## Data block
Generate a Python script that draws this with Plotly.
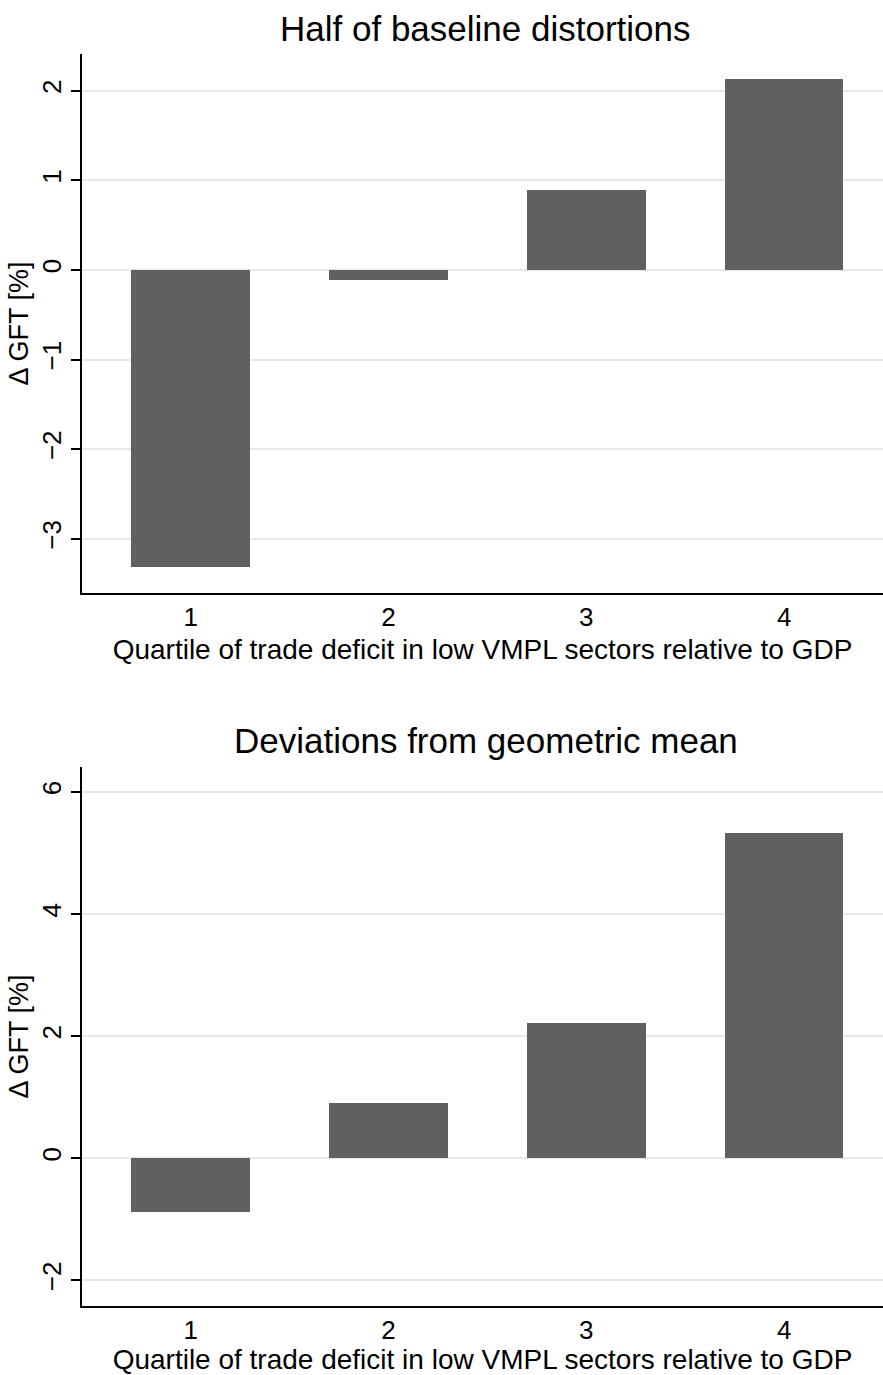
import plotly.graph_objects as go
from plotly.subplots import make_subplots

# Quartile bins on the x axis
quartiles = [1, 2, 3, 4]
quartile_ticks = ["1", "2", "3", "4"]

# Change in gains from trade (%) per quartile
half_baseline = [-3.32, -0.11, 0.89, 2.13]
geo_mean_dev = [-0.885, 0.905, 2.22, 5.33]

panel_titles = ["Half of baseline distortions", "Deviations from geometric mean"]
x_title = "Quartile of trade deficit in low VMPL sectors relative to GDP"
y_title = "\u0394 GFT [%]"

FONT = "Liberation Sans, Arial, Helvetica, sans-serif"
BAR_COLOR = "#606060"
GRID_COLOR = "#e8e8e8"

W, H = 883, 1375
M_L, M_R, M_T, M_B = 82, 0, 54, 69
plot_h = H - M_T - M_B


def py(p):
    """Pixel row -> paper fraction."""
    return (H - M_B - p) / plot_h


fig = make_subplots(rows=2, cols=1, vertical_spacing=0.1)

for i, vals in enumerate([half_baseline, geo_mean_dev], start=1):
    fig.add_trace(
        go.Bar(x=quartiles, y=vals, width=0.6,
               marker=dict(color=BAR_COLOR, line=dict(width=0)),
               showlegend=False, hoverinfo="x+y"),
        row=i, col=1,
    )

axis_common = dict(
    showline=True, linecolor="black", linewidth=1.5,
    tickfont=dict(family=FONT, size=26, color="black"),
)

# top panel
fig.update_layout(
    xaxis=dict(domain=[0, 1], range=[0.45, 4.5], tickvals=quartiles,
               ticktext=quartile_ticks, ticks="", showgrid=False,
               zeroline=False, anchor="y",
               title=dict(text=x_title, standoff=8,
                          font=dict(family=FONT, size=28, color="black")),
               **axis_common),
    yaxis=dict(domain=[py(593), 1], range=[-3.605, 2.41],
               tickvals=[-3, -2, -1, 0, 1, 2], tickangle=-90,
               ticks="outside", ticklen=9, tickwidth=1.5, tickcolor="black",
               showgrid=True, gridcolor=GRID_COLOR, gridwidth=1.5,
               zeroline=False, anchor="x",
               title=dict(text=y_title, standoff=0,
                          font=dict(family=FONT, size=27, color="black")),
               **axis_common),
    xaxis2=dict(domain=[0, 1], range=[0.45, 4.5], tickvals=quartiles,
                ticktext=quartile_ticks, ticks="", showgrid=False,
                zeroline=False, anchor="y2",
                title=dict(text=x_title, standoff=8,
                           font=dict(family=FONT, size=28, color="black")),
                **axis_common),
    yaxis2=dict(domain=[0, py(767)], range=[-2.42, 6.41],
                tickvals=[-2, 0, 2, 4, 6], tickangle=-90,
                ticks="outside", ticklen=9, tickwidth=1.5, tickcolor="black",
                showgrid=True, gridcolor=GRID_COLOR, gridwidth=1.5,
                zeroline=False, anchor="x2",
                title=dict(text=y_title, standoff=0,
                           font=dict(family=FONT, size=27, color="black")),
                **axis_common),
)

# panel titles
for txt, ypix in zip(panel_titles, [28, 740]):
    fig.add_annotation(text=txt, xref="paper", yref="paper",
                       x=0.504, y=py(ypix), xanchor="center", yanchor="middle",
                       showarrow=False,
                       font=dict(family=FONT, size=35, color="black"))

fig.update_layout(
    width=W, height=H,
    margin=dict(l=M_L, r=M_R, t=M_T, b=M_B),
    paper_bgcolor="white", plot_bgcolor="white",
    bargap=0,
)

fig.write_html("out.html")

## What to work on
Keep the pictures out of the copy and return the rest of the data above exactly.

## Exercise response
Generate a Python script that draws this with Plotly.
import plotly.graph_objects as go
from plotly.subplots import make_subplots

# Quartile bins on the x axis
quartiles = [1, 2, 3, 4]
quartile_ticks = ["1", "2", "3", "4"]

# Change in gains from trade (%) per quartile
half_baseline = [-3.32, -0.11, 0.89, 2.13]
geo_mean_dev = [-0.885, 0.905, 2.22, 5.33]

panel_titles = ["Half of baseline distortions", "Deviations from geometric mean"]
x_title = "Quartile of trade deficit in low VMPL sectors relative to GDP"
y_title = "\u0394 GFT [%]"

FONT = "Liberation Sans, Arial, Helvetica, sans-serif"
BAR_COLOR = "#606060"
GRID_COLOR = "#e8e8e8"

W, H = 883, 1375
M_L, M_R, M_T, M_B = 82, 0, 54, 69
plot_h = H - M_T - M_B


def py(p):
    """Pixel row -> paper fraction."""
    return (H - M_B - p) / plot_h


fig = make_subplots(rows=2, cols=1, vertical_spacing=0.1)

for i, vals in enumerate([half_baseline, geo_mean_dev], start=1):
    fig.add_trace(
        go.Bar(x=quartiles, y=vals, width=0.6,
               marker=dict(color=BAR_COLOR, line=dict(width=0)),
               showlegend=False, hoverinfo="x+y"),
        row=i, col=1,
    )

axis_common = dict(
    showline=True, linecolor="black", linewidth=1.5,
    tickfont=dict(family=FONT, size=26, color="black"),
)

# top panel
fig.update_layout(
    xaxis=dict(domain=[0, 1], range=[0.45, 4.5], tickvals=quartiles,
               ticktext=quartile_ticks, ticks="", showgrid=False,
               zeroline=False, anchor="y",
               title=dict(text=x_title, standoff=8,
                          font=dict(family=FONT, size=28, color="black")),
               **axis_common),
    yaxis=dict(domain=[py(593), 1], range=[-3.605, 2.41],
               tickvals=[-3, -2, -1, 0, 1, 2], tickangle=-90,
               ticks="outside", ticklen=9, tickwidth=1.5, tickcolor="black",
               showgrid=True, gridcolor=GRID_COLOR, gridwidth=1.5,
               zeroline=False, anchor="x",
               title=dict(text=y_title, standoff=0,
                          font=dict(family=FONT, size=27, color="black")),
               **axis_common),
    xaxis2=dict(domain=[0, 1], range=[0.45, 4.5], tickvals=quartiles,
                ticktext=quartile_ticks, ticks="", showgrid=False,
                zeroline=False, anchor="y2",
                title=dict(text=x_title, standoff=8,
                           font=dict(family=FONT, size=28, color="black")),
                **axis_common),
    yaxis2=dict(domain=[0, py(767)], range=[-2.42, 6.41],
                tickvals=[-2, 0, 2, 4, 6], tickangle=-90,
                ticks="outside", ticklen=9, tickwidth=1.5, tickcolor="black",
                showgrid=True, gridcolor=GRID_COLOR, gridwidth=1.5,
                zeroline=False, anchor="x2",
                title=dict(text=y_title, standoff=0,
                           font=dict(family=FONT, size=27, color="black")),
                **axis_common),
)

# panel titles
for txt, ypix in zip(panel_titles, [28, 740]):
    fig.add_annotation(text=txt, xref="paper", yref="paper",
                       x=0.504, y=py(ypix), xanchor="center", yanchor="middle",
                       showarrow=False,
                       font=dict(family=FONT, size=35, color="black"))

fig.update_layout(
    width=W, height=H,
    margin=dict(l=M_L, r=M_R, t=M_T, b=M_B),
    paper_bgcolor="white", plot_bgcolor="white",
    bargap=0,
)

fig.write_html("out.html")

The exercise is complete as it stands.